Obituaries

Maurice Sendak was the son of Jewish Immigrants

Maurice Sendak

DANBURY – Maurice Sendak, the children’s author and illustrator best known for the 1963 classic “Where the Wild Things Are,” died Tuesday, May 8 in Danbury from complications from a stroke. He was 83.

Born in Brooklyn, N.Y. in 1928, Sendak was the son of Sarah and Philip Sendak, Jewish immigrants from Poland. Much of his extended family was murdered in the Holocaust. As a young child he developed health problems and was bedridden for much of his youth. It was while confined in bed that he listened and was entertained by his father’s stories of the “Old Country.” He later drew on these stories when writing his own stories.

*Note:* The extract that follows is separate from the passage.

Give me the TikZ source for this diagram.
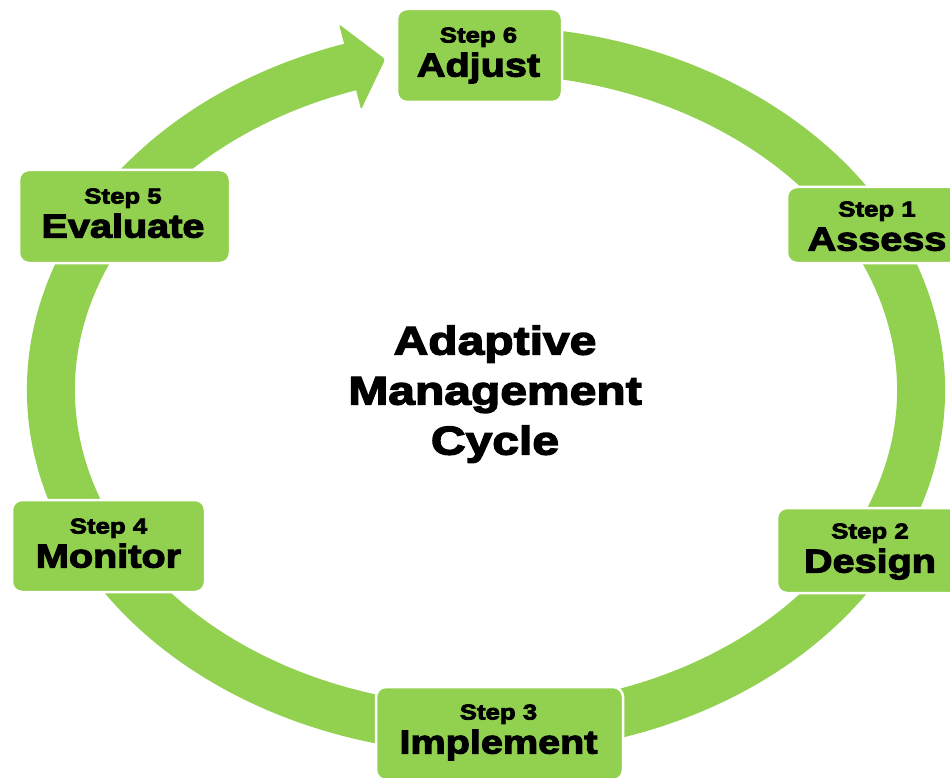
\documentclass[tikz,border=0pt]{standalone}
\usepackage{fontspec}
\newfontfamily\heavyfont{Liberation Sans}[UprightFont={* Bold}, FakeBold=3.5, FakeStretch=1.2]
\definecolor{leaf}{HTML}{92D050}
\begin{document}
\begin{tikzpicture}[x=1pt,y=-1pt,
  stepbox/.style={draw=white, line width=2.5pt, fill=leaf, rounded corners=10pt, inner sep=0pt},
  steptext/.style={font=\heavyfont\fontsize{33}{34}\selectfont, align=center, inner sep=0pt, text depth=0pt},
  ringband/.style={draw=leaf, line width=48pt},
  titletext/.style={font=\heavyfont\fontsize{40}{50}\selectfont, align=center, inner sep=0pt, text depth=0pt}]
\useasboundingbox (0,0) rectangle (950,778);
\clip (0,0) rectangle (950,778);
\fill[white] (0,0) rectangle (950,778);
\coordinate (c) at (486,390);
% ring band
\draw[ringband] ([shift={(253:435 and 340)}]c) arc[start angle=253, end angle=-88, x radius=435, y radius=340];
% arrowhead
\coordinate (tip) at (385.2,59.2);
\coordinate (barbA) at (339.1,24.4);
\coordinate (barbB) at (361.1,109.6);
\fill[leaf, rounded corners=2pt] (barbA) -- (tip) -- (barbB) -- cycle;
% boxes
\node[stepbox, minimum width=165pt, minimum height=93pt] (s6) at (479.5,55.5) {};
\node[stepbox, minimum width=180pt, minimum height=76pt] (s1) at (877,225) {};
\node[stepbox, minimum width=186pt, minimum height=85pt] (s2) at (870,550.5) {};
\node[stepbox, minimum width=247pt, minimum height=93pt] (s3) at (499.5,733.5) {};
\node[stepbox, minimum width=193pt, minimum height=92pt] (s4) at (108.5,546) {};
\node[stepbox, minimum width=211pt, minimum height=93pt] (s5) at (124.5,216.5) {};
% texts
\node[steptext] (t6) at (478.5,52) {{\fontsize{21.5}{34}\selectfont Step 6}\\Adjust};
\node[steptext] (t1) at (877,226) {{\fontsize{21.5}{34}\selectfont Step 1}\\Assess};
\node[steptext] (t2) at (870,548) {{\fontsize{21.5}{34}\selectfont Step 2}\\Design};
\node[steptext] (t3) at (498.5,729) {{\fontsize{21.5}{34}\selectfont Step 3}\\Implement};
\node[steptext] (t4) at (108.5,543) {{\fontsize{21.5}{34}\selectfont Step 4}\\Monitor};
\node[steptext] (t5) at (123,213) {{\fontsize{21.5}{34}\selectfont Step 5}\\Evaluate};
\node[titletext] (title) at (495,390) {Adaptive\\Management\\Cycle};
\end{tikzpicture}
\end{document}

Sendak drew pictures for children’s books for most of the 1950s, including  I.B. Singer‘s collection “Zlateh the Goat,” a retelling of Eastern European Jewish folktales and Else Holmelund Minarik‘s “Little Bear” series.

“Where the Wild Things Are,” with its dark illustrations of scary monsters was published in 1963. Lauded critically and commercially, the book received the Caldecott Medal, awarded to the best American picture book for children. A film adaptation of “Where the Wild Things Are” directed by Spike Jonze and produced by Sendak was released in October of 2009.

Sendak was an early member of the National Board of Advisors of the Children’s Television Workshop during the development stages of the Sesame Street television series.

Sendak lived with his partner, psychoanalyst Eugene Glynn for 50 years before Glynn’s death in 2007.